Al pasar junto al mosaico de Joan Miró es imposible no acordarse de la tarde del 17 de agosto del 2017. “Solo el día después del atentado hubo tan poca gente”, describe José Luis, el encargado del quiosco del Colegio de Periodistas que es de los pocos que no ha cerrado en todas estas semanas. Recuerda que, poco antes y después de Semana Santa, había horas en las que no veía a casi nadie. Ahora han abierto la mitad de la quincena de quioscos de La Rambla, esos que en la época gloriosa de los diarios en papel incluso tenían lectores que se acercaban a medianoche a comprar la primera edición. Era cuando la mitad de las ventas no procedían de los souvenirs. Las tiendas con flamencas y sombreros mejicanos siguen cerradas a la espera de que vuelvan los compradores mientras aquí los imanes de nevera son invisibles para el paseante de casa.

La Rambla sigue siendo el espacio de mestizaje al que cantó Manu Chao a ritmo de rumba con su ‘Rambla pa'qui Rambla pa'lla’ pero aún así no parece la misma por muchos motivos. Porque el Café de la Ópera está cerrado, porque las únicas colas son para comprar en la administración de Lotería Valdés, y en especial porque sin las paradas de flores esta calle es otra cosa.
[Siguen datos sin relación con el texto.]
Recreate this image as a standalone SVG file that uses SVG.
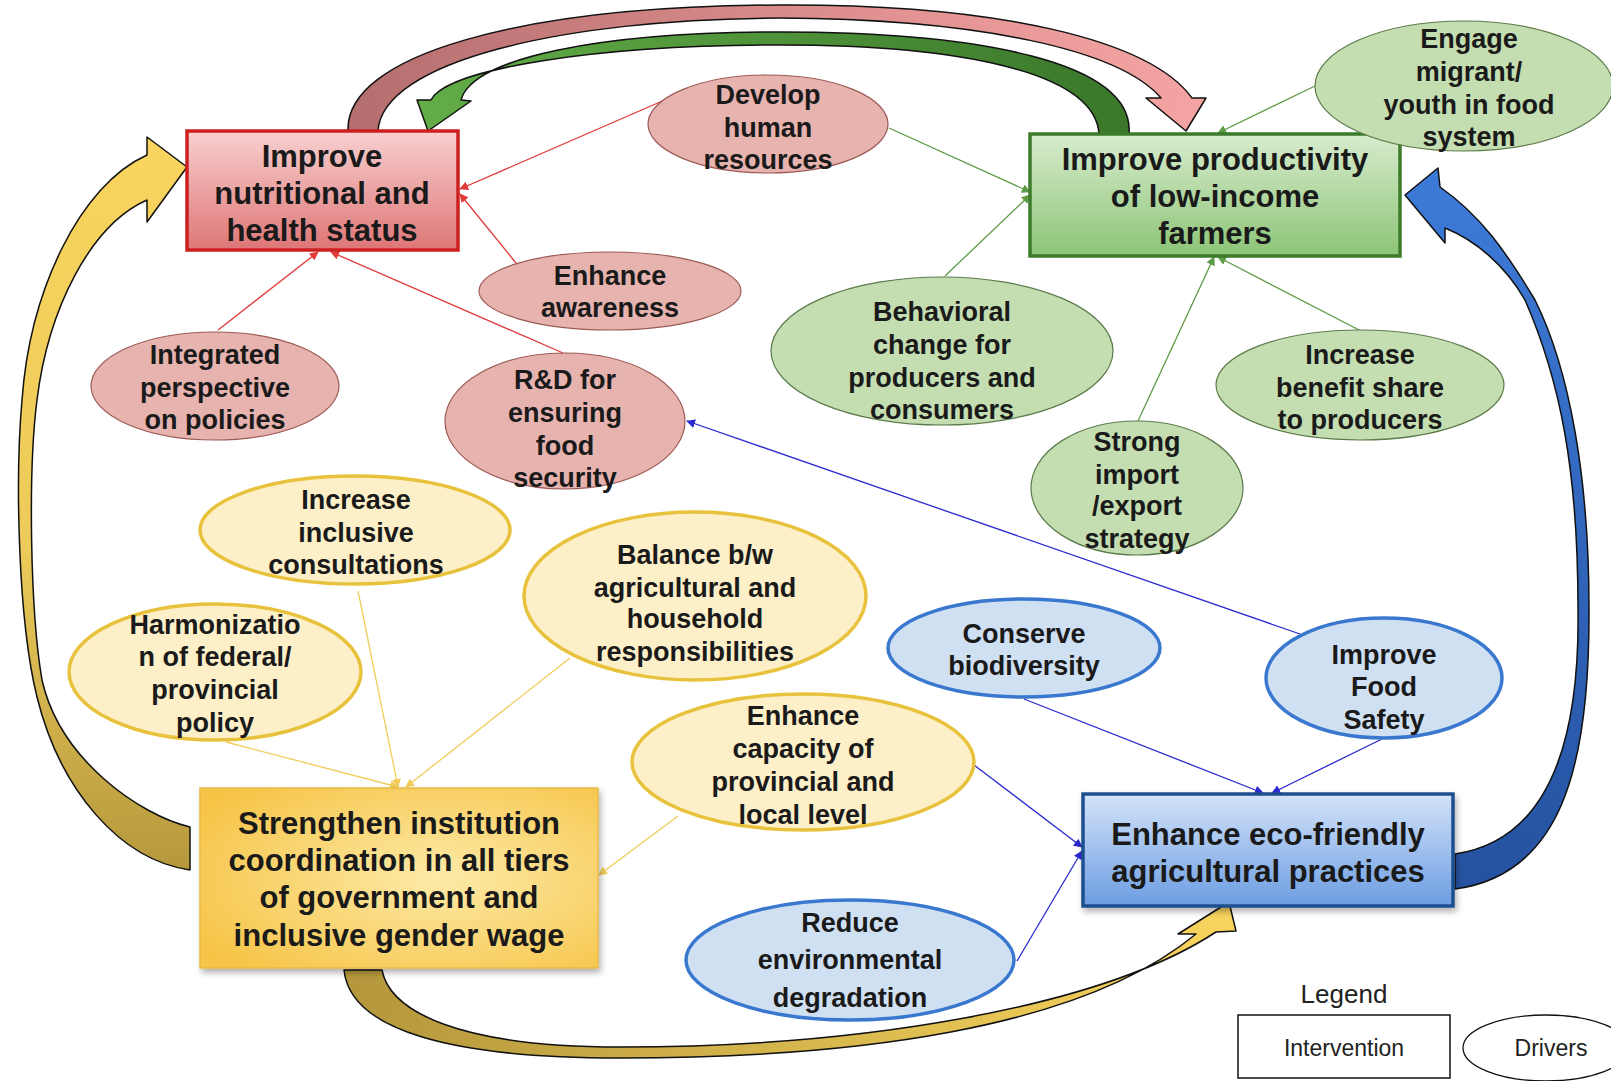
<svg xmlns="http://www.w3.org/2000/svg" width="1611" height="1081" viewBox="0 0 1611 1081">
<style>
.bt{font-family:"Liberation Sans",Arial,sans-serif;font-weight:bold;font-size:31px;fill:#1a1a1a;text-anchor:middle}
.et{font-family:"Liberation Sans",Arial,sans-serif;font-weight:bold;font-size:27px;fill:#1a1a1a;text-anchor:middle}
.lt{font-family:"Liberation Sans",Arial,sans-serif;font-size:23px;fill:#222;text-anchor:middle}
.ep{fill:#e6b3ae;stroke:#9c5a55;stroke-width:1.2}
.eg{fill:#c4deb1;stroke:#5c7a4a;stroke-width:1.2}
.ey{fill:#fdf0c8;stroke:#e8c23c;stroke-width:3.5}
.eb{fill:#cfe0f3;stroke:#3a78d0;stroke-width:3.5}
.cr{stroke:#e03a3a;stroke-width:1.3;fill:none;marker-end:url(#mr)}
.cg{stroke:#5f9a45;stroke-width:1.3;fill:none;marker-end:url(#mg)}
.cb{stroke:#2a2ad0;stroke-width:1.3;fill:none;marker-end:url(#mb)}
.cy{stroke:#f2cc5a;stroke-width:1.3;fill:none;marker-end:url(#my)}
.big{stroke:#111;stroke-width:1.5;stroke-linejoin:round}
</style>
<defs>
<marker id="mr" viewBox="0 0 10 10" refX="9" refY="5" markerWidth="9" markerHeight="9" markerUnits="userSpaceOnUse" orient="auto"><path d="M0,0 L10,5 L0,10 z" fill="#e03a3a"/></marker>
<marker id="mg" viewBox="0 0 10 10" refX="9" refY="5" markerWidth="9" markerHeight="9" markerUnits="userSpaceOnUse" orient="auto"><path d="M0,0 L10,5 L0,10 z" fill="#5f9a45"/></marker>
<marker id="mb" viewBox="0 0 10 10" refX="9" refY="5" markerWidth="9" markerHeight="9" markerUnits="userSpaceOnUse" orient="auto"><path d="M0,0 L10,5 L0,10 z" fill="#2a2ad0"/></marker>
<marker id="my" viewBox="0 0 10 10" refX="9" refY="5" markerWidth="9" markerHeight="9" markerUnits="userSpaceOnUse" orient="auto"><path d="M0,0 L10,5 L0,10 z" fill="#f2cc5a"/></marker>
<linearGradient id="gRed" x1="0" y1="0" x2="0" y2="1"><stop offset="0" stop-color="#f8d0d0"/><stop offset="1" stop-color="#de7676"/></linearGradient>
<linearGradient id="gGreen" x1="0" y1="0" x2="0" y2="1"><stop offset="0" stop-color="#d8ecce"/><stop offset="1" stop-color="#8cc476"/></linearGradient>
<radialGradient id="gYel" cx="0.6" cy="0.5" r="0.7"><stop offset="0" stop-color="#fdeaa8"/><stop offset="1" stop-color="#f6c447"/></radialGradient>
<linearGradient id="gBlue" x1="0" y1="0" x2="0" y2="1"><stop offset="0" stop-color="#d3e3f9"/><stop offset="1" stop-color="#6c9de2"/></linearGradient>
<linearGradient id="aPink" gradientUnits="userSpaceOnUse" x1="350" y1="0" x2="1200" y2="0"><stop offset="0" stop-color="#b56e6e"/><stop offset="0.5" stop-color="#d98a8a"/><stop offset="1" stop-color="#f4a5a3"/></linearGradient>
<linearGradient id="aGreen" gradientUnits="userSpaceOnUse" x1="420" y1="0" x2="1130" y2="0"><stop offset="0" stop-color="#63ad48"/><stop offset="1" stop-color="#3a772a"/></linearGradient>
<linearGradient id="aYL" gradientUnits="userSpaceOnUse" x1="0" y1="140" x2="0" y2="880"><stop offset="0" stop-color="#f9d45e"/><stop offset="0.55" stop-color="#eccb5a"/><stop offset="1" stop-color="#b4973c"/></linearGradient>
<linearGradient id="aYB" gradientUnits="userSpaceOnUse" x1="340" y1="0" x2="1235" y2="0"><stop offset="0" stop-color="#b4973c"/><stop offset="0.6" stop-color="#dcbc50"/><stop offset="1" stop-color="#f9d45e"/></linearGradient>
<linearGradient id="aBlue" gradientUnits="userSpaceOnUse" x1="0" y1="170" x2="0" y2="890"><stop offset="0" stop-color="#3d7bd9"/><stop offset="1" stop-color="#2552a0"/></linearGradient>
<filter id="sh" x="-10%" y="-10%" width="125%" height="130%"><feDropShadow dx="2" dy="4" stdDeviation="3" flood-color="#000" flood-opacity="0.3"/></filter>
</defs>
<rect width="1611" height="1081" fill="#ffffff"/>

<g id="big-arrows">
<path id="arrow-red-to-green" class="big" fill="url(#aPink)" d="M348,131 C345,55 520,6 780,5 C1000,4 1150,40 1192,98 L1206,98 L1186,131 L1146,98 L1161,98 C1120,50 980,19 780,18 C560,19 382,62 378,131 Z"/>
<path id="arrow-green-to-red" class="big" fill="url(#aGreen)" d="M1129,134 C1135,62 980,32 780,32 C600,32 472,58 461,100 L471,101 L428,131 L417,100 L431,100 C448,68 600,45 780,45 C960,45 1095,72 1099,134 Z"/>
<path id="arrow-yellow-to-red" class="big" fill="url(#aYL)" d="M190,827 C140,815 60,760 42,680 C30,610 28,470 37,400 C48,310 90,225 147,200 L147,222 L187,167 L147,137 L147,155 C80,185 30,290 22,400 C15,480 18,620 37,697 C60,790 120,860 190,870 Z"/>
<path id="arrow-yellow-to-blue" class="big" fill="url(#aYB)" d="M344,970 C350,1030 450,1058 620,1058 C850,1058 1080,1030 1196,934 L1178,934 L1229,902 L1236,931 L1216,932 C1100,1008 860,1047 620,1047 C460,1047 390,1012 382,970 Z"/>
<path id="arrow-blue-to-green" class="big" fill="url(#aBlue)" d="M1455,854 C1550,840 1580,740 1578,608 C1578,470 1560,380 1525,300 C1505,265 1475,240 1445,228 L1445,243 L1405,195 L1438,168 L1440,187 C1480,215 1505,250 1535,300 C1570,370 1589,480 1589,608 C1590,770 1560,875 1455,889 Z"/>
</g>

<g id="connectors">
<line class="cr" x1="683" y1="92" x2="460" y2="189"/>
<line class="cr" x1="516" y1="263" x2="460" y2="194"/>
<line class="cr" x1="218" y1="330" x2="318" y2="252"/>
<line class="cr" x1="563" y1="353" x2="331" y2="252"/>
<line class="cg" x1="889" y1="128" x2="1030" y2="192"/>
<line class="cg" x1="945" y1="276" x2="1030" y2="195"/>
<line class="cg" x1="1315" y1="86" x2="1218" y2="133"/>
<line class="cg" x1="1138" y1="421" x2="1214" y2="257"/>
<line class="cg" x1="1361" y1="331" x2="1218" y2="257"/>
<line class="cb" x1="1300" y1="634" x2="687" y2="421"/>
<line class="cb" x1="1024" y1="699" x2="1263" y2="793"/>
<line class="cb" x1="1382" y1="739" x2="1272" y2="793"/>
<line class="cb" x1="974" y1="765" x2="1082" y2="847"/>
<line class="cb" x1="1017" y1="961" x2="1082" y2="851"/>
<line class="cy" x1="358" y1="591" x2="398" y2="787"/>
<line class="cy" x1="226" y1="742" x2="398" y2="787"/>
<line class="cy" x1="570" y1="658" x2="406" y2="787"/>
<line class="cy" x1="678" y1="816" x2="599" y2="875"/>
</g>

<g id="box-nutrition">
<rect x="187" y="131" width="271" height="119" fill="url(#gRed)" stroke="#cc1f1f" stroke-width="3.5"/>
<text class="bt" x="322" y="167">Improve</text>
<text class="bt" x="322" y="204">nutritional and</text>
<text class="bt" x="322" y="241">health status</text>
</g>
<g id="box-productivity">
<rect x="1030" y="134" width="370" height="122" fill="url(#gGreen)" stroke="#3c7b2a" stroke-width="3.5"/>
<text class="bt" x="1215" y="170">Improve productivity</text>
<text class="bt" x="1215" y="207">of low-income</text>
<text class="bt" x="1215" y="244">farmers</text>
</g>
<g id="box-institution">
<rect x="200" y="788" width="398" height="180" fill="url(#gYel)" stroke="#eab948" stroke-width="1.5" filter="url(#sh)"/>
<text class="bt" x="399" y="834">Strengthen institution</text>
<text class="bt" x="399" y="871">coordination in all tiers</text>
<text class="bt" x="399" y="908">of government and</text>
<text class="bt" x="399" y="946">inclusive gender wage</text>
</g>
<g id="box-eco">
<rect x="1083" y="794" width="370" height="112" fill="url(#gBlue)" stroke="#1f4f8f" stroke-width="3.5" filter="url(#sh)"/>
<text class="bt" x="1268" y="845">Enhance eco-friendly</text>
<text class="bt" x="1268" y="882">agricultural practices</text>
</g>

<g id="e-develop"><ellipse class="ep" cx="768" cy="124" rx="120" ry="49"/>
<text class="et" x="768" y="104">Develop</text><text class="et" x="768" y="137">human</text><text class="et" x="768" y="169">resources</text></g>
<g id="e-awareness"><ellipse class="ep" cx="610" cy="291" rx="131" ry="39"/>
<text class="et" x="610" y="285">Enhance</text><text class="et" x="610" y="317">awareness</text></g>
<g id="e-integrated"><ellipse class="ep" cx="215" cy="386" rx="124" ry="54"/>
<text class="et" x="215" y="364">Integrated</text><text class="et" x="215" y="397">perspective</text><text class="et" x="215" y="429">on policies</text></g>
<g id="e-rnd"><ellipse class="ep" cx="565" cy="421" rx="120" ry="68"/>
<text class="et" x="565" y="389">R&amp;D for</text><text class="et" x="565" y="422">ensuring</text><text class="et" x="565" y="455">food</text><text class="et" x="565" y="487">security</text></g>

<g id="e-engage"><ellipse class="eg" cx="1464" cy="86" rx="149" ry="65"/>
<text class="et" x="1469" y="48">Engage</text><text class="et" x="1469" y="81">migrant/</text><text class="et" x="1469" y="114">youth in food</text><text class="et" x="1469" y="146">system</text></g>
<g id="e-behavioral"><ellipse class="eg" cx="942" cy="351" rx="171" ry="74"/>
<text class="et" x="942" y="321">Behavioral</text><text class="et" x="942" y="354">change for</text><text class="et" x="942" y="387">producers and</text><text class="et" x="942" y="419">consumers</text></g>
<g id="e-benefit"><ellipse class="eg" cx="1360" cy="385" rx="144" ry="55"/>
<text class="et" x="1360" y="364">Increase</text><text class="et" x="1360" y="397">benefit share</text><text class="et" x="1360" y="429">to producers</text></g>
<g id="e-strong"><ellipse class="eg" cx="1137" cy="488" rx="106" ry="67"/>
<text class="et" x="1137" y="451">Strong</text><text class="et" x="1137" y="484">import</text><text class="et" x="1137" y="515">/export</text><text class="et" x="1137" y="548">strategy</text></g>

<g id="e-consult"><ellipse class="ey" cx="355" cy="530" rx="155" ry="54"/>
<text class="et" x="356" y="509">Increase</text><text class="et" x="356" y="542">inclusive</text><text class="et" x="356" y="574">consultations</text></g>
<g id="e-balance"><ellipse class="ey" cx="695" cy="596" rx="171" ry="84"/>
<text class="et" x="695" y="564">Balance b/w</text><text class="et" x="695" y="597">agricultural and</text><text class="et" x="695" y="628">household</text><text class="et" x="695" y="661">responsibilities</text></g>
<g id="e-harmon"><ellipse class="ey" cx="215" cy="672" rx="146" ry="68"/>
<text class="et" x="215" y="634">Harmonizatio</text><text class="et" x="215" y="666">n of federal/</text><text class="et" x="215" y="699">provincial</text><text class="et" x="215" y="732">policy</text></g>
<g id="e-capacity"><ellipse class="ey" cx="803" cy="762" rx="171" ry="68"/>
<text class="et" x="803" y="725">Enhance</text><text class="et" x="803" y="758">capacity of</text><text class="et" x="803" y="791">provincial and</text><text class="et" x="803" y="824">local level</text></g>

<g id="e-conserve"><ellipse class="eb" cx="1024" cy="648" rx="136" ry="49"/>
<text class="et" x="1024" y="643">Conserve</text><text class="et" x="1024" y="675">biodiversity</text></g>
<g id="e-foodsafety"><ellipse class="eb" cx="1384" cy="678" rx="118" ry="60"/>
<text class="et" x="1384" y="664">Improve</text><text class="et" x="1384" y="696">Food</text><text class="et" x="1384" y="729">Safety</text></g>
<g id="e-reduce"><ellipse class="eb" cx="850" cy="960" rx="164" ry="60"/>
<text class="et" x="850" y="932">Reduce</text><text class="et" x="850" y="969">environmental</text><text class="et" x="850" y="1007">degradation</text></g>

<g id="legend">
<text class="lt" x="1344" y="1003" style="font-size:26px">Legend</text>
<rect x="1238" y="1015" width="212" height="63" fill="#fff" stroke="#111" stroke-width="1.5"/>
<text class="lt" x="1344" y="1056">Intervention</text>
<ellipse cx="1546" cy="1048" rx="83" ry="33" fill="#fff" stroke="#111" stroke-width="1.3"/>
<text class="lt" x="1551" y="1056">Drivers</text>
</g>
</svg>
Están todas cerradas y tras sus cristales se intuyen instantáneas de naturaleza muerta. No hay colores, se han secado. Nadie deambula con ramos regalados como cuentan que hacía La Moños en los años 30, ese personaje icónico de la historia callejera barcelonesa que para siempre tendrá el rostro de Julieta Serrano en una de sus interpretaciones más destacadas.

En la vida precovid una cerveza podía costar en una de estas terrazas hasta 10 euros y un refresco no menos de seis. Los más osados que se atrevían a sentarse, ya fuese porque estaban enseñando la ciudad a alguien de fuera o porque hacían tiempo para entrar en el teatro, con un poco de suerte se encontraban con un camarero que hablase castellano aunque cada vez era más habitual conformarse con que en los nuevos locales se limitase a entenderte. En catalán era un imposible.

Así que si no hay clientes dispuestos a pagar esos precios desorbitados no hay terraza. De los 16 que hay, solo una se ha decidido abrir y lo ha hecho sabiendo que costará que encuentre clientes. Sus propietarios no son ni de origen ruso ni georgiano, algo que en La Rambla ya le convierte en diferente. Son la familia Gaspart. La terraza corresponde al Hotel Orient, anunciado como el más antiguo de la ciudad. Normalmente subcontratan la terraza pero estos días la gestionan ellos. El menú es de lo más catalán, sencillo y acompañado de un buen pan con tomate. “Hemos llamado a los amigos para que vengan. Es una oportunidad única para que los de aquí disfruten de La Rambla”, destaca Josep Gaspart, quien pronostica que esta excepcionalidad no durará más de dos semanas. El tiempo que tarden en volver los turistas a Barcelona.